Following the advice of his mentors, Meir traveled to the Lubavitcher Rebbe in New York. He arrived towards the end of the month of Tishrei (October) 1966, and stayed in 770, the Lubavitch headquarters, for eight months.

An unforgettable moment for Meir occurred during one of the prayers in the small synagogue upstairs. The Rebbe looked at him penetratingly for a long moment, and Meir felt that the Rebbe was examining him from within and without.

The atmosphere in the Rebbe's synagogue won Meir over. During his time in New York, he threw himself in to his studies at the Yeshiva. For the first time, he experienced the depth and intellectual clarity that comes from studying Talmud; he also spent many hours in contemplating the penetrating themes of Chassidic discourse.

A month before his planned return to Israel, Meir set an appointment for a private audience with the Rebbe. During the audience, one question Meir brought up was about the beard and kippa that he had recently begun to sport, as a symbol of his new-found adherence to Chassidism. His father was elderly and had a weak heart, and Meir worried that the changes in him would disturb his father and affect his health.

The Rebbe responded unequivocally: He first offered his blessings for health and success for Meir's father. Afterwards, the Rebbe told Meir to be wary of going home with a "wishy-washy" approach. Rather, he should return with pride and firmness in his chosen direction in life. If Meir's family will see that he is secure in his path, there will be less recrimination and resistance, and also no ill effects on his father's health, G-d forbid.

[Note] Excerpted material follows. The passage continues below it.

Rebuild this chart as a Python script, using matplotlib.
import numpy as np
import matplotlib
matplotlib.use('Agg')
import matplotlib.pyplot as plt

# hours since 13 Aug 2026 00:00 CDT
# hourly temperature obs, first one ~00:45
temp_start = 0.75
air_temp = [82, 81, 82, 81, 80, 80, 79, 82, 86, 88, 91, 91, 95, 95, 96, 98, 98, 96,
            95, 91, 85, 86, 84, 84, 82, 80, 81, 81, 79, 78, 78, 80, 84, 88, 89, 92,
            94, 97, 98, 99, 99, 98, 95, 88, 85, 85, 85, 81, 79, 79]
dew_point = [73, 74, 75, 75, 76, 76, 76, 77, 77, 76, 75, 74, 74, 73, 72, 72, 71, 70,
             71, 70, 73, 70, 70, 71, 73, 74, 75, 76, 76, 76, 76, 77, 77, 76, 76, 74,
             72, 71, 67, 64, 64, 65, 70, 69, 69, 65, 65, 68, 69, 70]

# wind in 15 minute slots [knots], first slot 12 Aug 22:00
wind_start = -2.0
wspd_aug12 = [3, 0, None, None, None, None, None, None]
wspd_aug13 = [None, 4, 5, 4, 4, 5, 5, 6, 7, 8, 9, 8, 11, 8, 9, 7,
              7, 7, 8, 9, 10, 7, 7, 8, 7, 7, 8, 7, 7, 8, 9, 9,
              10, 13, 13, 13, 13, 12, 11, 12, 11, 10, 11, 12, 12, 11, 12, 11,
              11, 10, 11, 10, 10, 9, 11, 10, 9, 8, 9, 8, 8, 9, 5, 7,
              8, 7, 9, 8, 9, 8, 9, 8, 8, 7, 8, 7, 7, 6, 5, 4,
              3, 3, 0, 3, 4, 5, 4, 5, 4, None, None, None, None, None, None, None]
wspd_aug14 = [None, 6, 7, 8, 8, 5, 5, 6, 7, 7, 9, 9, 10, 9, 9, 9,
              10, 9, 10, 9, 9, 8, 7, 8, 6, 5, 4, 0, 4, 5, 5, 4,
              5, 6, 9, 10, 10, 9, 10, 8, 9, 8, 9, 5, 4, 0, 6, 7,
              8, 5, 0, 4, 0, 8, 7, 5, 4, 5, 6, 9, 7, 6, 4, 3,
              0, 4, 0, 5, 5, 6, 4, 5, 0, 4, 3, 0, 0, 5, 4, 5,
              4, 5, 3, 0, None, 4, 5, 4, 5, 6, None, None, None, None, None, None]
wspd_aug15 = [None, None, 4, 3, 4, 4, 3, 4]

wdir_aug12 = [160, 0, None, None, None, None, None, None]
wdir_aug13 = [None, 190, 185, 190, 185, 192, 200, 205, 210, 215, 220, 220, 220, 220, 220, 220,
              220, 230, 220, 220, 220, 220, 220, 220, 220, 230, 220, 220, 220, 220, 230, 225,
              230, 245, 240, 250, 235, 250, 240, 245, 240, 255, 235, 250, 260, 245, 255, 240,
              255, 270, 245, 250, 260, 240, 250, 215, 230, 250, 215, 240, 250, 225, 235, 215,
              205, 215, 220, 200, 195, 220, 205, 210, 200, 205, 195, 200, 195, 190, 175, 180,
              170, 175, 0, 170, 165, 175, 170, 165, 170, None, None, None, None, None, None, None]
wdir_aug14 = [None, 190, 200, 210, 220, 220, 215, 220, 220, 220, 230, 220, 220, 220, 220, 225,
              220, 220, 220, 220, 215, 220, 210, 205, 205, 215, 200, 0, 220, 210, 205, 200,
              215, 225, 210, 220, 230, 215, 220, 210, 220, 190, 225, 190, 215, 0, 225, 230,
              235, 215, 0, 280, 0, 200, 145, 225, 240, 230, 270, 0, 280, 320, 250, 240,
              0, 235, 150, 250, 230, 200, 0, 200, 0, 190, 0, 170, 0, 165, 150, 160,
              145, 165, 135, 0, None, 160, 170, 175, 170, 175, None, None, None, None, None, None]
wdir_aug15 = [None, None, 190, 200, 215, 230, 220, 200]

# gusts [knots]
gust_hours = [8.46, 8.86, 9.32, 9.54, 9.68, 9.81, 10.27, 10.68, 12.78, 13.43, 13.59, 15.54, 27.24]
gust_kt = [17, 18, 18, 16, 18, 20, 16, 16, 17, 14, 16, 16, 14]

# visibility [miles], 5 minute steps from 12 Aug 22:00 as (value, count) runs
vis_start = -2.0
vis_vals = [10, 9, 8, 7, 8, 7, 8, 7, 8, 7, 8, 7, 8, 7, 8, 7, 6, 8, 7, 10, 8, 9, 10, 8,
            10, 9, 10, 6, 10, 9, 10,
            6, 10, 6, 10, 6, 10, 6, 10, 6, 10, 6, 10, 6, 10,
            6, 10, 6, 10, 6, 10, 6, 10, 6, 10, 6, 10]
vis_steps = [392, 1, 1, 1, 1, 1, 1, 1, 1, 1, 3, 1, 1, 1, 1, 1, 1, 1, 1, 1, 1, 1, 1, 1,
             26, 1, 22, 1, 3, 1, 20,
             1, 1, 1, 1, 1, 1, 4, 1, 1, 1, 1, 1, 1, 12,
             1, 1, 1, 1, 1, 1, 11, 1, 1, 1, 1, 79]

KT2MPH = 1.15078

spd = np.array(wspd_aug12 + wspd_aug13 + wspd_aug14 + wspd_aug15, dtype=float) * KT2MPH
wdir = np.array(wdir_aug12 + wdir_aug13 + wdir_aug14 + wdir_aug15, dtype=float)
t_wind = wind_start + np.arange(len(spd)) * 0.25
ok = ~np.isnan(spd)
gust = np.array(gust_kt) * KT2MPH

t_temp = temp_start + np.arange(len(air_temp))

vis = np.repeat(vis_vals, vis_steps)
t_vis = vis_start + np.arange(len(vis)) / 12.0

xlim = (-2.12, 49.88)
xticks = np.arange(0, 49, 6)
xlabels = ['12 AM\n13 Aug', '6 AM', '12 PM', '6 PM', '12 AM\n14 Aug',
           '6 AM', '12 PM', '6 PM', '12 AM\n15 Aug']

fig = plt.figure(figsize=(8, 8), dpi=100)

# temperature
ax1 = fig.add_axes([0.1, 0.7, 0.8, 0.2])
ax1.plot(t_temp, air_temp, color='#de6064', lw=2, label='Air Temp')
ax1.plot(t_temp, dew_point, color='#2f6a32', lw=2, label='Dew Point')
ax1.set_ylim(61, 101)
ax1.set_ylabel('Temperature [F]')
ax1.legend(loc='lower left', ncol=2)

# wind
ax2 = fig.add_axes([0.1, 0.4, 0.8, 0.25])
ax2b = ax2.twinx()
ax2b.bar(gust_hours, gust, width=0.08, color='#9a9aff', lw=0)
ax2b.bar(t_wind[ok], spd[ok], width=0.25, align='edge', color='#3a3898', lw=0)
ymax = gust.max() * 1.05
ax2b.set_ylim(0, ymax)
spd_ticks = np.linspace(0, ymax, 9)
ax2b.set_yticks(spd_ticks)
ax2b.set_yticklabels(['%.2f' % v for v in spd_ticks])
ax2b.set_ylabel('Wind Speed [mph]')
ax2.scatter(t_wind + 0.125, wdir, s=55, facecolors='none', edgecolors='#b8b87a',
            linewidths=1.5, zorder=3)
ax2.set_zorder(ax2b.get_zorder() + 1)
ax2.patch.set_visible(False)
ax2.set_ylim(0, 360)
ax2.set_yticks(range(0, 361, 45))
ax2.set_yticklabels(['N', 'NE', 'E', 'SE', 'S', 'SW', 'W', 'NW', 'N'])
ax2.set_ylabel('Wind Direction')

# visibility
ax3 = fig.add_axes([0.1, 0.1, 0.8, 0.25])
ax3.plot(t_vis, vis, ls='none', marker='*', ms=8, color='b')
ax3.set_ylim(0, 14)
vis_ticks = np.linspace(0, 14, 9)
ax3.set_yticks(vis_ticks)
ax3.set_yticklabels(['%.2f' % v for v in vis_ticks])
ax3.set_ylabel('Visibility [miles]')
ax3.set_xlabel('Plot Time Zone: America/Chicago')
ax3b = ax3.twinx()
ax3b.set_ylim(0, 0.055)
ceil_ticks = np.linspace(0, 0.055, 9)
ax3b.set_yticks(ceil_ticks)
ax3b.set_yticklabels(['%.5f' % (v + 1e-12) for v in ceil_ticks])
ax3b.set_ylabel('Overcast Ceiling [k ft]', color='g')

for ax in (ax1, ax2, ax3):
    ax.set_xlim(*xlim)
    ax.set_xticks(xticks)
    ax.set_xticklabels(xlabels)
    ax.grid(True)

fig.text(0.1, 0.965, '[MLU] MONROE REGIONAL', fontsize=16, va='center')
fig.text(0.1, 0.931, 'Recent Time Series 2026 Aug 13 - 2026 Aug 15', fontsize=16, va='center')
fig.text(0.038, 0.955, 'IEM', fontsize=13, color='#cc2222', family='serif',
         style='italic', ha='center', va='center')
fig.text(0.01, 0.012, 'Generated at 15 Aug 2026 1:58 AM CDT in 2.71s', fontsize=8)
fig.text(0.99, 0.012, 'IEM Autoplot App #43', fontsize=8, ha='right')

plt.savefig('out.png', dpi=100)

 Indeed, the Rebbe's blessing was fulfilled in full. Despite his illness, Meir's father lived another 20 years and reached the age of 84--something that none of his doctors would have predicted.

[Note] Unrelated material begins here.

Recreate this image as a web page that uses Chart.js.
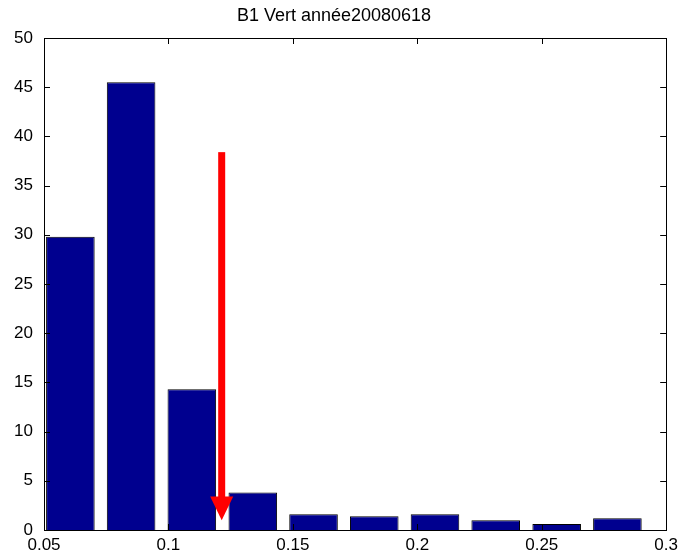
<!DOCTYPE html>
<html>
<head>
<meta charset="utf-8">
<script src="https://cdn.jsdelivr.net/npm/chart.js@4"></script>
<style>
body { margin: 0; background: #fff; }
#wrap { width: 683px; height: 558px; }
</style>
</head>
<body>
<div id="wrap"><canvas id="myChart"></canvas></div>
<script>
// histogram bins (centres) and counts
const binCenters = [0.0606, 0.0850, 0.1094, 0.1339, 0.1583, 0.1827, 0.2071, 0.2315, 0.2560, 0.2804]
const counts = [29.8, 45.5, 14.3, 3.8, 1.6, 1.4, 1.6, 1.0, 0.6, 1.2]
const xTicks = [0.05, 0.1, 0.15, 0.2, 0.25, 0.3]
const yTicks = [0, 5, 10, 15, 20, 25, 30, 35, 40, 45, 50]
// red arrow: x position, top of shaft, base of head, tip (data units)
const arrowX = 0.1214
const arrowTop = 38.4
const arrowHead = 3.4
const arrowTip = 1.0

const font = 'Liberation Sans, Arial, sans-serif'

const frame = {
    id: 'frame',
    afterDatasetsDraw(chart) {
        const ctx = chart.ctx
        const a = chart.chartArea
        const xs = chart.scales.x
        const ys = chart.scales.y
        ctx.save()
        // inward ticks, like matlab
        ctx.strokeStyle = '#000'
        ctx.lineWidth = 1
        ctx.beginPath()
        xTicks.forEach(v => {
            const px = Math.round(xs.getPixelForValue(v)) + 0.5
            ctx.moveTo(px, a.bottom); ctx.lineTo(px, a.bottom - 6)
            ctx.moveTo(px, a.top); ctx.lineTo(px, a.top + 6)
        })
        yTicks.forEach(v => {
            const py = Math.round(ys.getPixelForValue(v)) + 0.5
            ctx.moveTo(a.left, py); ctx.lineTo(a.left + 6, py)
            ctx.moveTo(a.right, py); ctx.lineTo(a.right - 6, py)
        })
        ctx.stroke()
        ctx.strokeRect(Math.round(a.left) + 0.5, Math.round(a.top) + 0.5,
            Math.round(a.right - a.left), Math.round(a.bottom - a.top))

        // arrow
        const ax = xs.getPixelForValue(arrowX)
        const top = ys.getPixelForValue(arrowTop)
        const head = ys.getPixelForValue(arrowHead)
        const tip = ys.getPixelForValue(arrowTip)
        ctx.fillStyle = '#ff0000'
        ctx.fillRect(ax - 3.5, top, 7, head - top + 1)
        ctx.beginPath()
        ctx.moveTo(ax - 11.5, head)
        ctx.lineTo(ax + 11.5, head)
        ctx.lineTo(ax, tip)
        ctx.closePath()
        ctx.fill()
        ctx.restore()
    }
}

const ctx = document.getElementById('myChart')
const chart = new Chart(ctx, {
    type: 'bar',
    data: {
        datasets: [{
            data: binCenters.map((c, i) => ({ x: c, y: counts[i] })),
            backgroundColor: 'rgb(0, 0, 143)',
            borderColor: '#000',
            borderWidth: 1,
            barPercentage: 0.8,
            categoryPercentage: 1.0
        }]
    },
    options: {
        responsive: true,
        maintainAspectRatio: false,
        animation: false,
        layout: { padding: { left: 0, right: 15, top: 0, bottom: 0 } },
        plugins: {
            legend: { display: false },
            tooltip: { enabled: false },
            title: {
                display: true,
                text: 'B1 Vert année20080618',
                color: '#000',
                font: { family: font, size: 18, weight: 'normal', lineHeight: 1.2 },
                padding: { top: 5, bottom: 11.4 }
            }
        },
        scales: {
            x: {
                type: 'linear',
                min: 0.05,
                max: 0.3,
                offset: false,
                grid: { display: false, drawTicks: false },
                border: { display: false },
                afterBuildTicks: s => { s.ticks = xTicks.map(v => ({ value: v })) },
                afterFit: s => { s.height = 28 },
                ticks: {
                    color: '#000',
                    padding: 5,
                    maxRotation: 0,
                    autoSkip: false,
                    font: { family: font, size: 17 },
                    callback: v => String(parseFloat(v.toFixed(2)))
                }
            },
            y: {
                min: 0,
                max: 50,
                grid: { display: false, drawTicks: false },
                border: { display: false },
                afterBuildTicks: s => { s.ticks = yTicks.map(v => ({ value: v })) },
                afterFit: s => { s.width = 44 },
                ticks: {
                    color: '#000',
                    padding: 11,
                    font: { family: font, size: 17 }
                }
            }
        }
    },
    plugins: [frame]
})
</script>
</body>
</html>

Meir's final question was regarding his future employment. He held a degree in engineering, and planned to find a job that would assure him of a decent livelihood. Meir wanted the Rebbe's consent and blessing.

The Rebbe's response threw him off somewhat: "If livelihood and money are your greatest concerns, then you have a profession for yourself. However, money isn't the most important thing in life. You should work in education."

After returning to Israel, Meir consulted with respected Chassidim. All were in agreement that he would be suited for a profession as an educator.

Much later, Meir found out something that proved how accurately the Rebbe had sized up his character and aptitude. As a high school student, Meir had taken a psychological test, but at the time, his father had refused to show him the results. The test had shown that Meir was more suited for spiritual pursuits than material ones. His father, however, wanted him to complete his studies in university and have a profession, so he chose not to reveal this.

While Meir was in college, although he was a diligent student he never felt particularly drawn to his studies. He did what he had to do to achieve good grades, but nothing more.

When Meir's father heard the Rebbe's advice, he couldn't conceal his amazement, and told Meir what the test results had shown.

To this day, Meir maintains the path in life that the Rebbe had suggested for him. He serves as a very successful principal of the Tzemach Tzedek school, a Chabad elementary school in Petach Tikvah.